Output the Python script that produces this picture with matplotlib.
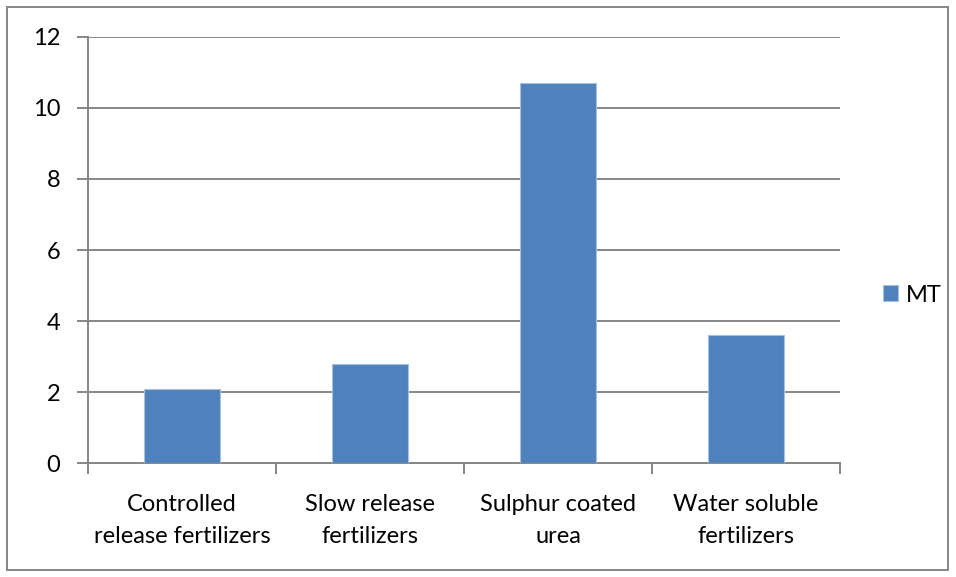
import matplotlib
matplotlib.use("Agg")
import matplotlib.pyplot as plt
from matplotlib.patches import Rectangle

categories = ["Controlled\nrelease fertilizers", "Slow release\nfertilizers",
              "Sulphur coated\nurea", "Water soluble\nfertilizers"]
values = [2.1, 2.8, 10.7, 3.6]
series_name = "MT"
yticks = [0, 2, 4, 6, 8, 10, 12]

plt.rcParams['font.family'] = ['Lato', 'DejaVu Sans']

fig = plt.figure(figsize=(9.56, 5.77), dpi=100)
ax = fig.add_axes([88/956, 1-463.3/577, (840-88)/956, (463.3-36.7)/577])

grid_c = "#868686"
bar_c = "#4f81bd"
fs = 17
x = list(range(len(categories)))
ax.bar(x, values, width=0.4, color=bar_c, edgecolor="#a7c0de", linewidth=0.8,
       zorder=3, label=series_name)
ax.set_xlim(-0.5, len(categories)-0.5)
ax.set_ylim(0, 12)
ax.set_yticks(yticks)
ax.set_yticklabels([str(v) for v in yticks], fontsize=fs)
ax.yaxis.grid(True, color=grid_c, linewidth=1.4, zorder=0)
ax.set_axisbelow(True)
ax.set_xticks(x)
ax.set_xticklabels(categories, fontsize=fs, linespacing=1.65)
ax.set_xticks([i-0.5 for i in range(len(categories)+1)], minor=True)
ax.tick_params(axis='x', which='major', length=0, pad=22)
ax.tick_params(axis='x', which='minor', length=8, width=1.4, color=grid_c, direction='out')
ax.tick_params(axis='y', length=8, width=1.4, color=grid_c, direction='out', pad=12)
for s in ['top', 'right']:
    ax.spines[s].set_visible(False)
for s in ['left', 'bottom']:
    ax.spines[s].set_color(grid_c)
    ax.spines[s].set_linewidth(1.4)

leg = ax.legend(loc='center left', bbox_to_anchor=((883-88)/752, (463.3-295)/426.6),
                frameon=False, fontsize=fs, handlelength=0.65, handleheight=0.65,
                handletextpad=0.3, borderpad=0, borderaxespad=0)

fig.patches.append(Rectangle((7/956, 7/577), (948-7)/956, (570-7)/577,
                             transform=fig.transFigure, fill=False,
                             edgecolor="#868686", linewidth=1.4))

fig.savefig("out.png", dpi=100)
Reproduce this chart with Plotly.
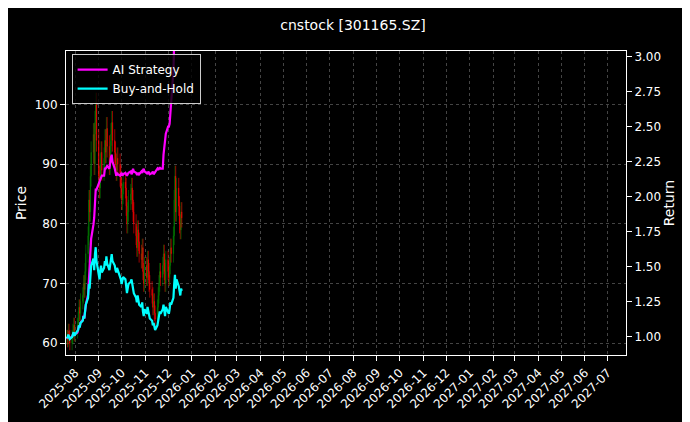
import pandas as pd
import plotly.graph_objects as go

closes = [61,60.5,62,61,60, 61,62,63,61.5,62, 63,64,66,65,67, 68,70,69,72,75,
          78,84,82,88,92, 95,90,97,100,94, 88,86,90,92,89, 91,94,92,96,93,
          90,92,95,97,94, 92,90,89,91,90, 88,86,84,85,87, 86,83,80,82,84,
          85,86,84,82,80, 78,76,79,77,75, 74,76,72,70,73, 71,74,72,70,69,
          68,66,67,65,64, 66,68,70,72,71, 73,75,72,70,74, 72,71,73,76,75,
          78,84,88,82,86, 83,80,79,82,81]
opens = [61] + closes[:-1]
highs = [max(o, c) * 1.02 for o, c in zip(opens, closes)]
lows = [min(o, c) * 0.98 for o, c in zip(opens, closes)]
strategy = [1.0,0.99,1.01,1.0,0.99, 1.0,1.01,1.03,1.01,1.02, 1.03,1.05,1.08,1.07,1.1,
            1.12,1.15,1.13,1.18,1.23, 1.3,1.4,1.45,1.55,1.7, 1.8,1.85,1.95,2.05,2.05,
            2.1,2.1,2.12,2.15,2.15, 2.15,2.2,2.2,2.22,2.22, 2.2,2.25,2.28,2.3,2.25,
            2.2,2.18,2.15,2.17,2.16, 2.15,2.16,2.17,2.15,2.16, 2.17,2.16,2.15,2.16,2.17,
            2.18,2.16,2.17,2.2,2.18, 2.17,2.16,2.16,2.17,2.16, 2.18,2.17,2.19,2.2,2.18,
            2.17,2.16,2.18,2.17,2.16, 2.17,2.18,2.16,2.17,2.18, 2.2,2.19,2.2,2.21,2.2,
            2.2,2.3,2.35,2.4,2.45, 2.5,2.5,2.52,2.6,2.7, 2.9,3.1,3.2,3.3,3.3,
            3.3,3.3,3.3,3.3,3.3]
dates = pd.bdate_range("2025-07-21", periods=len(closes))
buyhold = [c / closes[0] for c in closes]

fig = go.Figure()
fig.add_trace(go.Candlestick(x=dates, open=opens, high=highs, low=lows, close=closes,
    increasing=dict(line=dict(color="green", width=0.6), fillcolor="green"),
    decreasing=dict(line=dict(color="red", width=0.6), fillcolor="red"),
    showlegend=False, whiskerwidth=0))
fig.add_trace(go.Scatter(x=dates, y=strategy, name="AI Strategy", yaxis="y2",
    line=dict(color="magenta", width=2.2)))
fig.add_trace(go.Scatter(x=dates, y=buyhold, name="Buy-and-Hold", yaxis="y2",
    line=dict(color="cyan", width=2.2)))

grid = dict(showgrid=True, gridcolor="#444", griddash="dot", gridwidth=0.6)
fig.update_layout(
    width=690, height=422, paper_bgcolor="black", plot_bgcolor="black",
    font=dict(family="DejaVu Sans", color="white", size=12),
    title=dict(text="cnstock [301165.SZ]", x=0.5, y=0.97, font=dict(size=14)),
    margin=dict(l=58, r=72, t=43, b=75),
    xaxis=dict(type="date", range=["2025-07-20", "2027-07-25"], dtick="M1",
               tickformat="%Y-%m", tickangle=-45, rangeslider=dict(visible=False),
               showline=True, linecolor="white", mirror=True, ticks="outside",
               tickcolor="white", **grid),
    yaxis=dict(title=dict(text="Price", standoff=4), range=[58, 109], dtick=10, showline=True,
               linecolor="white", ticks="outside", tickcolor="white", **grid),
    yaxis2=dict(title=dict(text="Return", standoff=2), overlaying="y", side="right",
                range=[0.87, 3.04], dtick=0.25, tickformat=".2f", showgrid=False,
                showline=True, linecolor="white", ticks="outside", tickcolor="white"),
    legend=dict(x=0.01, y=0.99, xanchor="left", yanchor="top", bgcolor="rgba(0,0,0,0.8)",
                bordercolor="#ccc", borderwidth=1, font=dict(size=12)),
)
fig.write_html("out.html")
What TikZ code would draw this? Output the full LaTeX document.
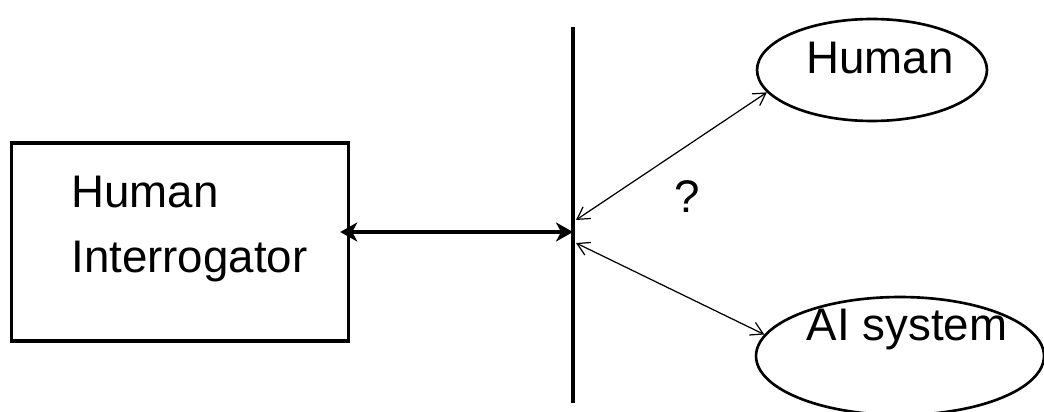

******

- YOUR OBJECTIVE
Nothing but the pictures may be dropped; output the records above exactly.

- RESPONSE TO THE TASK
Output the Python script that produces this picture with matplotlib.
import matplotlib
matplotlib.use("Agg")
import matplotlib.pyplot as plt
from matplotlib.patches import Rectangle

categories = ["Controlled\nrelease fertilizers", "Slow release\nfertilizers",
              "Sulphur coated\nurea", "Water soluble\nfertilizers"]
values = [2.1, 2.8, 10.7, 3.6]
series_name = "MT"
yticks = [0, 2, 4, 6, 8, 10, 12]

plt.rcParams['font.family'] = ['Lato', 'DejaVu Sans']

fig = plt.figure(figsize=(9.56, 5.77), dpi=100)
ax = fig.add_axes([88/956, 1-463.3/577, (840-88)/956, (463.3-36.7)/577])

grid_c = "#868686"
bar_c = "#4f81bd"
fs = 17
x = list(range(len(categories)))
ax.bar(x, values, width=0.4, color=bar_c, edgecolor="#a7c0de", linewidth=0.8,
       zorder=3, label=series_name)
ax.set_xlim(-0.5, len(categories)-0.5)
ax.set_ylim(0, 12)
ax.set_yticks(yticks)
ax.set_yticklabels([str(v) for v in yticks], fontsize=fs)
ax.yaxis.grid(True, color=grid_c, linewidth=1.4, zorder=0)
ax.set_axisbelow(True)
ax.set_xticks(x)
ax.set_xticklabels(categories, fontsize=fs, linespacing=1.65)
ax.set_xticks([i-0.5 for i in range(len(categories)+1)], minor=True)
ax.tick_params(axis='x', which='major', length=0, pad=22)
ax.tick_params(axis='x', which='minor', length=8, width=1.4, color=grid_c, direction='out')
ax.tick_params(axis='y', length=8, width=1.4, color=grid_c, direction='out', pad=12)
for s in ['top', 'right']:
    ax.spines[s].set_visible(False)
for s in ['left', 'bottom']:
    ax.spines[s].set_color(grid_c)
    ax.spines[s].set_linewidth(1.4)

leg = ax.legend(loc='center left', bbox_to_anchor=((883-88)/752, (463.3-295)/426.6),
                frameon=False, fontsize=fs, handlelength=0.65, handleheight=0.65,
                handletextpad=0.3, borderpad=0, borderaxespad=0)

fig.patches.append(Rectangle((7/956, 7/577), (948-7)/956, (570-7)/577,
                             transform=fig.transFigure, fill=False,
                             edgecolor="#868686", linewidth=1.4))

fig.savefig("out.png", dpi=100)
Reproduce this chart with Plotly.
import pandas as pd
import plotly.graph_objects as go

closes = [61,60.5,62,61,60, 61,62,63,61.5,62, 63,64,66,65,67, 68,70,69,72,75,
          78,84,82,88,92, 95,90,97,100,94, 88,86,90,92,89, 91,94,92,96,93,
          90,92,95,97,94, 92,90,89,91,90, 88,86,84,85,87, 86,83,80,82,84,
          85,86,84,82,80, 78,76,79,77,75, 74,76,72,70,73, 71,74,72,70,69,
          68,66,67,65,64, 66,68,70,72,71, 73,75,72,70,74, 72,71,73,76,75,
          78,84,88,82,86, 83,80,79,82,81]
opens = [61] + closes[:-1]
highs = [max(o, c) * 1.02 for o, c in zip(opens, closes)]
lows = [min(o, c) * 0.98 for o, c in zip(opens, closes)]
strategy = [1.0,0.99,1.01,1.0,0.99, 1.0,1.01,1.03,1.01,1.02, 1.03,1.05,1.08,1.07,1.1,
            1.12,1.15,1.13,1.18,1.23, 1.3,1.4,1.45,1.55,1.7, 1.8,1.85,1.95,2.05,2.05,
            2.1,2.1,2.12,2.15,2.15, 2.15,2.2,2.2,2.22,2.22, 2.2,2.25,2.28,2.3,2.25,
            2.2,2.18,2.15,2.17,2.16, 2.15,2.16,2.17,2.15,2.16, 2.17,2.16,2.15,2.16,2.17,
            2.18,2.16,2.17,2.2,2.18, 2.17,2.16,2.16,2.17,2.16, 2.18,2.17,2.19,2.2,2.18,
            2.17,2.16,2.18,2.17,2.16, 2.17,2.18,2.16,2.17,2.18, 2.2,2.19,2.2,2.21,2.2,
            2.2,2.3,2.35,2.4,2.45, 2.5,2.5,2.52,2.6,2.7, 2.9,3.1,3.2,3.3,3.3,
            3.3,3.3,3.3,3.3,3.3]
dates = pd.bdate_range("2025-07-21", periods=len(closes))
buyhold = [c / closes[0] for c in closes]

fig = go.Figure()
fig.add_trace(go.Candlestick(x=dates, open=opens, high=highs, low=lows, close=closes,
    increasing=dict(line=dict(color="green", width=0.6), fillcolor="green"),
    decreasing=dict(line=dict(color="red", width=0.6), fillcolor="red"),
    showlegend=False, whiskerwidth=0))
fig.add_trace(go.Scatter(x=dates, y=strategy, name="AI Strategy", yaxis="y2",
    line=dict(color="magenta", width=2.2)))
fig.add_trace(go.Scatter(x=dates, y=buyhold, name="Buy-and-Hold", yaxis="y2",
    line=dict(color="cyan", width=2.2)))

grid = dict(showgrid=True, gridcolor="#444", griddash="dot", gridwidth=0.6)
fig.update_layout(
    width=690, height=422, paper_bgcolor="black", plot_bgcolor="black",
    font=dict(family="DejaVu Sans", color="white", size=12),
    title=dict(text="cnstock [301165.SZ]", x=0.5, y=0.97, font=dict(size=14)),
    margin=dict(l=58, r=72, t=43, b=75),
    xaxis=dict(type="date", range=["2025-07-20", "2027-07-25"], dtick="M1",
               tickformat="%Y-%m", tickangle=-45, rangeslider=dict(visible=False),
               showline=True, linecolor="white", mirror=True, ticks="outside",
               tickcolor="white", **grid),
    yaxis=dict(title=dict(text="Price", standoff=4), range=[58, 109], dtick=10, showline=True,
               linecolor="white", ticks="outside", tickcolor="white", **grid),
    yaxis2=dict(title=dict(text="Return", standoff=2), overlaying="y", side="right",
                range=[0.87, 3.04], dtick=0.25, tickformat=".2f", showgrid=False,
                showline=True, linecolor="white", ticks="outside", tickcolor="white"),
    legend=dict(x=0.01, y=0.99, xanchor="left", yanchor="top", bgcolor="rgba(0,0,0,0.8)",
                bordercolor="#ccc", borderwidth=1, font=dict(size=12)),
)
fig.write_html("out.html")
What TikZ code would draw this? Output the full LaTeX document.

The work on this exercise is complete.